Some of you might, as I have myself, been fascinated by the sheer number of souvenirs sold in Japan wherever you go. Personally, I really admire Japan’s Marketing-Power of turning whatever regional products they have into yuru-kyaras (mascottes) and/or into souvenirs. But why is it that Japanese bring back souvenirs from wherever they go, even if it’s just the neighboring prefecture?
I did some research and the and the answer lies, as so often with cultural questions, in history. Back in the Edo-period when traveling became more popular, landowners were afraid that their farmers and peasants would abandon their lands and therefore restricted their permission for traveling to pilgrimage. Traveling, even inside the country, became a once-in-a-lifetime event and even then often only the family head could go. The whole family and acquaintances gave the departing traveler small gifts and money to make their journey a bit more safe and comfortable and also to bring them back some souvenirs for the far lands they probably would not be able to see for themselves. Traveling therefore somewhat turned into a mission, to not only enjoy for oneself but for the ones who had to stay home as well. Under the “cover” of pilgrimage, the traveler visited as many places as possible and bought the specialties of the respective areas. This custom has merged into today’s custom of buying and bringing back souvenirs in Japan. So, in case you might be wondering what to bring back from Miyazaki, I will introduce some of the specialties of the prefecture that hopefully will inspire you.
Mango is not a fruit you would expect to grow in Japan, but Miyazaki is famous for producing high-quality fruits.

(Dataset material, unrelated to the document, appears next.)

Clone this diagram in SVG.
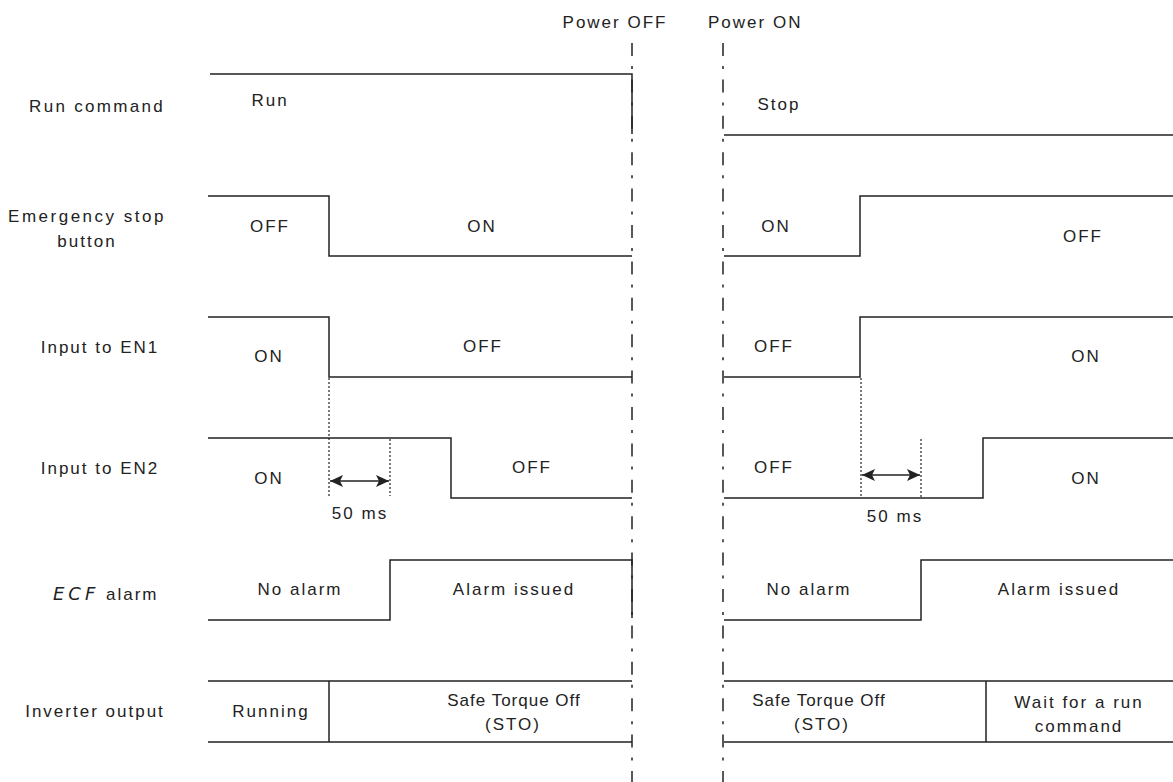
<svg xmlns="http://www.w3.org/2000/svg" width="1173" height="782" viewBox="0 0 1173 782">
<style>
.t{font-family:"Liberation Sans",Arial,sans-serif;font-size:17px;letter-spacing:2px;fill:#222}
.c{text-anchor:middle}
.w{fill:none;stroke:#222;stroke-width:1.5}
.dd{fill:none;stroke:#222;stroke-width:1.5;stroke-dasharray:13 10 3 10.4}
.dt{fill:none;stroke:#222;stroke-width:1.2;stroke-dasharray:2 2}
.ar{fill:none;stroke:#222;stroke-width:1.5;marker-start:url(#ah);marker-end:url(#ah)}
</style>
<defs>
<marker id="ah" viewBox="0 0 13 12" refX="13" refY="6" markerWidth="13" markerHeight="12" markerUnits="userSpaceOnUse" orient="auto-start-reverse">
<path d="M0,0 L13,6 L0,12 L3,6 Z" fill="#222"/>
</marker>
</defs>
<rect width="1173" height="782" fill="#fff"/>

<g id="power-labels">
<text class="t c" x="615" y="28">Power OFF</text>
<text class="t" x="708" y="28">Power ON</text>
</g>

<g id="run-command">
<text class="t c" x="97" y="112" style="letter-spacing:2.3px">Run command</text>
<path class="w" d="M210,74 H632 V134"/>
<path class="w" d="M724,135 H1173"/>
<text class="t c" x="270" y="106">Run</text>
<text class="t c" x="779" y="110">Stop</text>
</g>

<g id="emergency-stop">
<text class="t c" x="87" y="222" style="letter-spacing:2.5px">Emergency stop</text>
<text class="t c" x="87" y="247">button</text>
<path class="w" d="M208,196 H329 V256 H632"/>
<path class="w" d="M724,256 H860 V196 H1173"/>
<text class="t c" x="270" y="232">OFF</text>
<text class="t c" x="482" y="232">ON</text>
<text class="t c" x="776" y="232">ON</text>
<text class="t c" x="1083" y="242">OFF</text>
</g>

<g id="input-en1">
<text class="t c" x="100" y="353">Input to EN1</text>
<path class="w" d="M208,317 H329 V377 H632"/>
<path class="w" d="M724,377 H860 V317 H1173"/>
<text class="t c" x="269" y="362">ON</text>
<text class="t c" x="483" y="352">OFF</text>
<text class="t c" x="774" y="352">OFF</text>
<text class="t c" x="1086" y="362">ON</text>
</g>

<g id="input-en2">
<text class="t c" x="100" y="474">Input to EN2</text>
<path class="w" d="M208,438 H451 V498 H632"/>
<path class="w" d="M724,498 H983 V438 H1173"/>
<text class="t c" x="269" y="484">ON</text>
<text class="t c" x="532" y="473">OFF</text>
<text class="t c" x="774" y="473">OFF</text>
<text class="t c" x="1086" y="484">ON</text>
<text class="t c" x="360" y="519">50 ms</text>
<text class="t c" x="895" y="522">50 ms</text>
</g>

<g id="ecf-alarm">
<text class="t" x="53" y="600"><tspan font-style="italic" font-family="DejaVu Sans, sans-serif" font-weight="200" font-size="18" letter-spacing="4">ECF</tspan> alarm</text>
<path class="w" d="M208,620 H390 V560 H632 V618"/>
<path class="w" d="M724,620 H921 V560 H1173"/>
<text class="t c" x="300" y="595">No alarm</text>
<text class="t c" x="514" y="595">Alarm issued</text>
<text class="t c" x="809" y="595">No alarm</text>
<text class="t c" x="1059" y="595">Alarm issued</text>
</g>

<g id="inverter-output">
<text class="t c" x="95" y="717">Inverter output</text>
<path class="w" d="M208,681 H632 M208,742 H632 M329,681 V742"/>
<path class="w" d="M724,681 H1173 M724,742 H1173 M986,681 V742"/>
<text class="t c" x="271" y="717">Running</text>
<text class="t c" x="514" y="706" style="letter-spacing:1px">Safe Torque Off</text>
<text class="t c" x="513" y="730">(STO)</text>
<text class="t c" x="819" y="706" style="letter-spacing:1px">Safe Torque Off</text>
<text class="t c" x="822" y="730">(STO)</text>
<text class="t c" x="1079" y="708">Wait for a run</text>
<text class="t c" x="1079" y="732">command</text>
</g>

<g id="connectors">
<line class="dd" x1="632" y1="43" x2="632" y2="782"/>
<line class="dd" x1="723" y1="43" x2="723" y2="782"/>
<line class="dt" x1="329" y1="378" x2="329" y2="496"/>
<line class="dt" x1="390" y1="439" x2="390" y2="496"/>
<line class="dt" x1="861" y1="378" x2="861" y2="497"/>
<line class="dt" x1="921" y1="439" x2="921" y2="497"/>
<line class="ar" x1="330" y1="481" x2="389" y2="481"/>
<line class="ar" x1="862" y1="475" x2="920" y2="475"/>
</g>
</svg>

Be it fresh mangoes, mango juice, syrup, mango liquor (highly recommended to try while you are here!!), mango biscuits or mango-chocolate (my personal favorite and available at the airport), Mango specialties perfectly capture the southern vibes of Miyazaki and are a perfect souvenir to bring to any occasion.
In case you didn’t already know, in times when the now-prefectures still were single countries, Miyazaki used to be called Hyuuga-no-Kuni ( something like “the land that the sun faces towards”) and it therefore is more than fitting that this refreshing citrus fruit found in Miyazaki got the name Hyuuga Natsu (Hyuuga summer). The taste lies somewhere in-between a sweet lemon and a grapefruit, so it’s a very refreshing souvenir to bring back especially during the warmer months. There is a huge variation of souvenirs reaching from the above-mentioned edible goodies to cosmetic products.
A famous Miyazaki-made brand of Japanese Kumquats (or “kinkan” in Japanese). Like Hyuuga Natsu and Mango, Tama-Tama are used in a huge variety of products fit to bring back as a souvenir and they are also sold in little cups at the airport in case you are looking for a delicious, healthy snack for yourself while traveling.
Miyazaki-Gyu (Miyazaki Beef)
This one is a bit tricky. Miyazaki-Gyu has won the Japanese Beef-Olympics the last couple of years in a row and therefore rightfully calls itself the best beef in Japan, even beating the famous Kobe-Gyu. It, therefore, is a highly appreciated souvenir to bring back from our sunny prefecture, but the problem might be the duration of the flight. My recommendation is, therefore, to buy some at the airport where they will sufficiently cool it down and package it to make it fit for transport for you. Even so, personally I would only bring it back as a souvenir if your destination is no farther away than 2-4 hours at most as this high-quality beef is best enjoyed fresh.
if you are a bit confused about the difference between Wagyu, Kobe-Beef and Miyazaki-Beef, here’s our meat-guide: https://en-miyazaki.com/qanda/wagyu-beef-kobe-gyu-miyazaki-gyu-the-ultimate-guide-to-japans-finest-beef/
And there you go. Of course, there are a lot more specialties but those are the most iconic products every Japanese will recognize as a typical specialty or souvenir from Miyazaki.